Industry MiFID group aims to learn from Dodd-Frank delays

A joint industry initiative to respond to MiFID II should draw lessons from the US to ensure technical rules are drafted and implemented effectively.

A joint industry initiative to respond to MiFID II should draw lessons from the US to ensure technical rules are drafted and implemented effectively.

The Joint Trade Association Group (JTAG) has been put together by European sell-side bodies to provide a coherent response to the European Securities and Markets Authority’s (ESMA) recent consultation and discussion papers.

The Wholesale Markets Brokers Association (WMBA) is part of the JTAG initiative and will coordinate its feedback on open access provisions for central counterparties (CCPs) in MiFID II.

David Clark, chairman of the WMBA, said: “The goal of the JTAG is to bring the industry together and answer the questions posed in the MiFID II papers in a coordinated and rational way.”

With more than 600 pages of text to be digested and hundreds of questions posed, requiring a response in a relatively short timescale (the first round of consultation ends on 1 August), JTAG is hoping that it can help to provide robust feedback to regulators.

Clark said both regulators and practitioners were keen to learn from the process of turning the US Dodd-Frank Act into workable technical rules.

 “We’re working to a tight timescale, but I think European regulators have drawn lessons from the US experience, where perhaps too much time was spent legislating leaving less for actual implementation. We want to make sure we can provide input to ESMA in digestible chunks that they can use to formulate effective rules.”

After ESMA has received consultation responses on 1 August, it will have to draft a full consultation paper on regulatory technical standards and provide implementation advice to the European Commission by the end of 2014. Clark said the JTAG initiative has been welcomed by ESMA and will aim to ensure the regulator is able to access the expertise it needs to draft the regulatory technical standards due by the end of the year.

For the WMBA, MiFID II’s open access provisions, which are intended to end vertical silos in the clearing of derivatives products and provide market participants with choice of clearing venue, are among the most difficult issues raised by the consultation, according to Clark.

“Resolution and recovery planning is the biggest issue we need to tackle with CCPs, and is likely to be one of the toughest areas to find solutions for,” he said.

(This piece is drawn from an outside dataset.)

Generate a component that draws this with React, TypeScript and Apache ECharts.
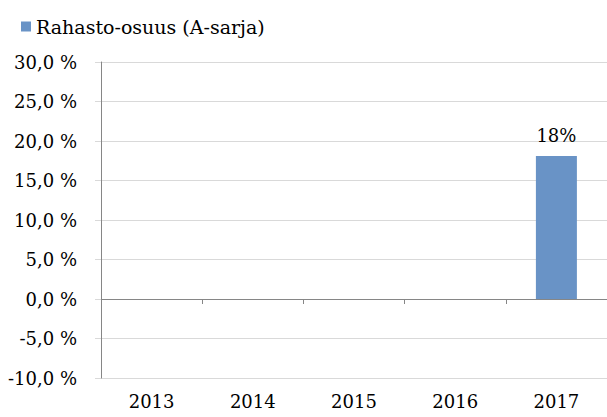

“There are a number of outstanding questions to be answered, such as: are CCPs utilities? What will their commercial imperatives be? How will open access work with products that are mandated into clearing? And lastly, are all of the users, financial and non-financial, satisfied with this?”

A number of exchange groups currently operate a vertical siloed model of derivatives trading and clearing, such as IntercontinentalExchange and Eurex, which will be lobbying to limit the extent of open access and interoperability achieved in Europe.

Clark added that ongoing uncertainty around how CCP rules will be applied to third countries via substituted compliance was an ongoing concern, particularly as it is unlikely consensus between Europe and the US will have been achieved by 1 August.

Another JTAG member, the Futures Industry Association Europe, recently highlighted concerns with the way MiFID II will seek to determine whether some instruments are liquid enough to be traded on a new category of venue, the organised trading facility (OTF). It said that, while criteria to measure liquidity have been set out, ESMA has yet to provide guidance on how those criteria can be used to assess the liquidity position of a given instrument. It also criticised a lack of clarity on how OTFs will actually be implemented, making it difficult for market participants to understand how they will affect trading.